“Extremely Loud and Incredibly Close” Sure Is Descriptive
Adapted from the 2005 novel by Jonathan Safran Foer, “Extremely Loud and Incredibly Close” evokes the recent literary wave of self-conscious precocity probably begun with Dave Eggers’ “A Heartbreaking Work of Staggering Genius.” Such titles, stacking up adjectives and adverbs like stones in fortress walls, have a common angle on grappling with grief: the will to outthink it.
Foer’s grief was the national trauma of 9/11, and he made a bet that pathos or at least a bravura intellectual exercise could be wrung from a good-faith effort to comprehend the incomprehensible.
Well, nothing says self-conscious precocity quite like a literary-seeming, puzzle-solving boy. Here we meet Oskar Schell (Thomas Horn), a socially inept pre-teen enthusiast of the urban scavenger hunts organized by his father, a Manhattan jeweler of European Jewish extraction (Tom Hanks!), to foster the boy’s innate intelligence and draw him out. After dad dies in the Trade Center attacks, Oskar finds a key in an envelope with the word “Black” written on it, and defaults to their established routine, methodically tracking down and interrogating the hundreds of New Yorkers whose last name is Black. Did his father leave him a last message?
Several, actually, on the answering machine that terrible morning. But those are beyond unsatisfying. They’re unbearable. In fact, Oskar won’t even let his mother (Sandra Bullock) hear or know about them. Instead he sticks to his mission, as recorded in a busy system of maps and file cards and calculations and industriously elaborate scrapbooks, not to mention the invasive questions he fires off at strangers. Also, he carries a tambourine around and regularly jiggles it in order to calm himself.

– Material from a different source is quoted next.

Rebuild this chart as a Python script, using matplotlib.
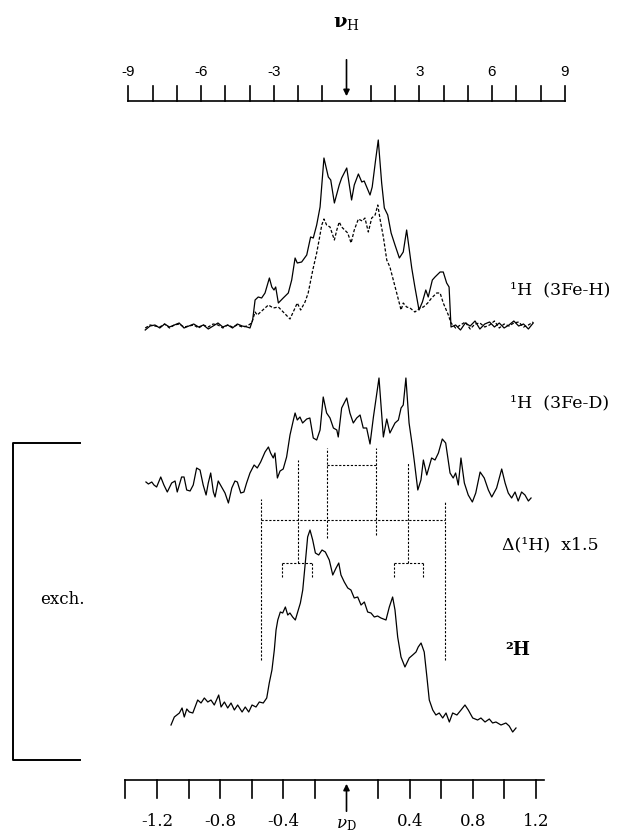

In short, Oskar has one of those tic-constellation personalities that work much better in prose, where they’re safe under the abstracting insulation of reader imagination, than in movies. I mean, unless we’re talking Wes Anderson movies, where the insulation is an operational sense of humor, and the warp of image-amplified literalism is exactly the ironic and melancholic idea. Alas, it is not Wes Anderson we have to thank for the movie of “Extremely Loud and Incredibly Close” but rather the quirk-neutralizing team of screenwriter Eric Roth and director Stephen Daldry, respectively the men responsible for “Forrest Gump” and “The Reader.”
Here it’s supposed to be a joke that Oskar’s Asperger’s test was inconclusive. From his unrelenting obnoxiousness, we may at least infer that he’s not so good on empathy. But the movie asks for patience only to try it. Must every stage of grief accommodate being a brat? That so many people tolerate Oskar’s rude impatience seems like a delusional fantasy of New Yorkers’ resiliency, and therefore a disservice to it. As is the solidarity so belabored by the literary conceit of his community-connecting quest.
It is little pleasure to report that the casting is good for the movie this is. When you trade ethnic specificity for an affable (and bankable) common touch, it should come as no surprise that what you get is unsubtle Hollywood mush. Child’s play, as it were, for Hanks and Bullock, “Extremely Loud and Incredibly Close” marks the movie acting debut for Horn, freshly plucked from success on the “Kids Week” edition of Jeopardy! His smarts and stamina accord with the Foer mandate, just as his diminutive yet clobbering presence suits his tediously sensible screenwriter and director. Hopefully he’ll get better gigs hereafter.
The same hope also goes for John Goodman, stuck here as Oskar’s doorman, Viola Davis and Jeffrey Wright, as a fragile couple at the center of his odyssey, and Max Von Sydow, a mysterious mute helper who communicates only via Moleskine notebook. For its occasional strenuous efforts at cinematic lyricism, arguably the signature image of “Extremely Loud and Incredibly Close” is a weary Von Sydow dozing on a New York City bus, suddenly awoken by the straw of the kid’s juice box shoved in his mouth. In other words, an icon of European movie dignity left groggy and adrift in American public transit, facially violated by an effusion of prefabricated sweetness. No, the world is not the same as it once was.
In retrospect maybe the adverbial overstatement of the book’s title can be read as a red flag to any would-be movie adapter. We know films can’t be novels; they shouldn’t be greeting cards either.